Ajoutez à ce costume des bottes vernies, des gants clairs et un chapeau de dandy, et vous aurez au complet le Baudelaire d’alors, tel qu’on le rencontrait aux alentours de son île Saint-Louis, promenant dans ces quartiers déserts et pauvres un luxe de toilette inusité. Il m’est impossible, en regardant cette peinture, de n’avoir pas aussitôt présent à la mémoire le portrait de Samuel Cramer dans la Fanfarlo nouvelle écrite à la même date, et dont le héros me semble l’exacte ressemblance de l’auteur.
« Samuel a le front pur et noble, les yeux brillants comme des gouttes de café, le nez taquin et railleur, les lèvres impudentes et sensuelles, le menton carré et despote, la chevelure prétentieusement raphaëlesque... »

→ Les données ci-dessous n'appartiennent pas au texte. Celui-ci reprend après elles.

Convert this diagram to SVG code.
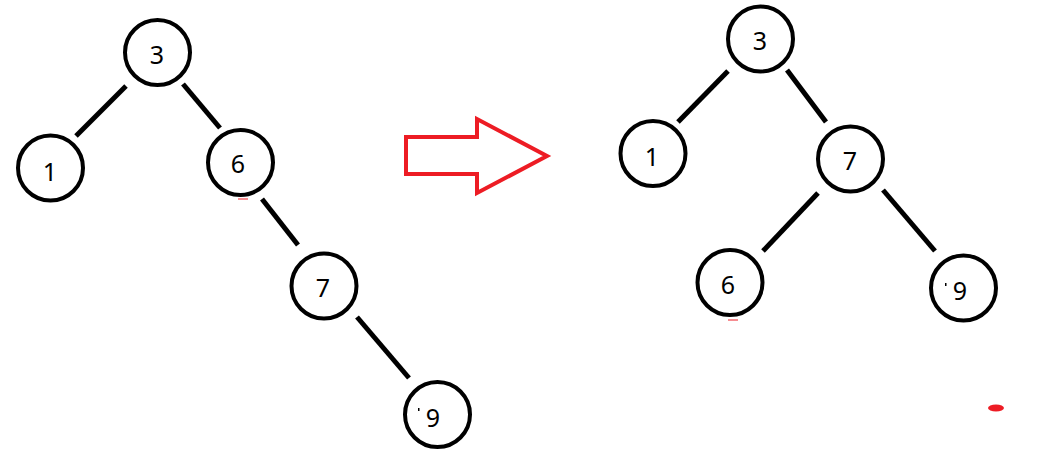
<svg xmlns="http://www.w3.org/2000/svg" width="1051" height="464" viewBox="0 0 1051 464">
<style>
.node circle{fill:#fff;stroke:#000;stroke-width:4}
.node text{font-family:"Noto Sans","Open Sans","Liberation Sans",sans-serif;font-size:25px;fill:#000;text-anchor:middle}
.edge{stroke:#000;stroke-width:5;stroke-linecap:butt}
.red{fill:#ed1c24}
</style>
<rect width="1051" height="464" fill="#fff"/>
<g id="connectors">
<line class="edge" x1="126" y1="86" x2="76" y2="136"/>
<line class="edge" x1="183" y1="84" x2="220" y2="128"/>
<line class="edge" x1="262" y1="199" x2="298" y2="245"/>
<line class="edge" x1="357" y1="317" x2="409" y2="378"/>
<line class="edge" x1="728" y1="71" x2="678" y2="122"/>
<line class="edge" x1="787" y1="70" x2="826" y2="122"/>
<line class="edge" x1="818" y1="193" x2="763" y2="251"/>
<line class="edge" x1="883" y1="190" x2="935" y2="251"/>
</g>
<g id="L3" class="node"><circle cx="157.5" cy="52.5" r="32.5"/><text x="157" y="64">3</text></g>
<g id="L1" class="node"><circle cx="50.5" cy="168" r="32.5"/><text x="50" y="181">1</text></g>
<g id="L6" class="node"><circle cx="240.5" cy="162.5" r="32.5"/><text x="238" y="173">6</text></g>
<g id="L7" class="node"><circle cx="324" cy="286" r="32.5"/><text x="323" y="297">7</text></g>
<g id="L9" class="node"><circle cx="437.5" cy="414.5" r="32.5"/><text x="433" y="427">9</text><rect x="418" y="408" width="1.5" height="3" fill="#000"/></g>
<g id="arrow"><polygon points="406,137 477,137 477,119 547,156 477,193 477,174 406,174" fill="none" stroke="#ed1c24" stroke-width="4" stroke-linejoin="miter"/></g>
<g id="R3" class="node"><circle cx="760.5" cy="39" r="32.5"/><text x="760" y="50">3</text></g>
<g id="R1" class="node"><circle cx="653" cy="153.5" r="32.5"/><text x="652" y="166">1</text></g>
<g id="R7" class="node"><circle cx="850.5" cy="159" r="32.5"/><text x="850" y="170">7</text></g>
<g id="R6" class="node"><circle cx="730" cy="282.5" r="32.5"/><text x="728" y="294">6</text></g>
<g id="R9" class="node"><circle cx="963.5" cy="288" r="32.5"/><text x="960" y="300">9</text><rect x="945" y="283" width="1.5" height="3" fill="#000"/></g>
<rect class="red" x="238" y="198.5" width="10" height="1"/>
<rect class="red" x="728" y="319.5" width="10" height="1"/>
<ellipse class="red" cx="996" cy="408" rx="8" ry="3.5"/>
</svg>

Quelques pages plus loin, l’auteur revient à ce nez, trait essentiel & significatif dans la physionomie de Samuel et dans celle de son peintre :
« Malgré son front trop haut, ses cheveux en forêt vierge, et son nez de priseur, elle le trouva presque bien... »
Ce portrait, page d’histoire pour nous, ressuscite tout un passé de jeunesse poétique et espérante : les longues promenades au Luxembourg et au Louvre, les visites aux ateliers, les cafés esthétiques et les soirées de l’Odéon-Lireux. Autour de cette figure silencieuse, attestant dans son costume et dans sa pose les prétentions communes, surgit tout un essaim de jeunes visages: Pierre Dupont, Théodore de Banville, Levavasseur, Prarond, Aug. Dozon, Jules de la Madelène, Philippe de Chennevières, tous souriant au même espoir et professant la même ambition ; ambition innocente, mais démesurée, puisqu’elle est infinie, ridicule même selon quelques-uns, mais où il n’entrait du moins rien de vil ; car, j’en puis répondre, ni l’argent ni les « positions » n’étaient pour rien dans les rêves d’avenir en ce temps-là.
Et, pour nous résumer sur ces souvenirs où nos regrets s’éterniseraient, disons que Il les ambitions étaient grandes, la camaraderie était franche et gaie. On ne posait, si pose il y a, que pour le bourgeois ; et les habits funèbres et les chevelures désordonnées ne servaient que, comme les monstres que les Chinois portent à la guerre, d’épouvantails à l’ennemi.
Quant au portrait, Baudelaire, après l’avoir longtemps promené de logement en logement, s’en était dégoûté. « Je n’aime plus ces rapinades », disait-il. Et il en fit cadeau à un ami, qui l’a gardé."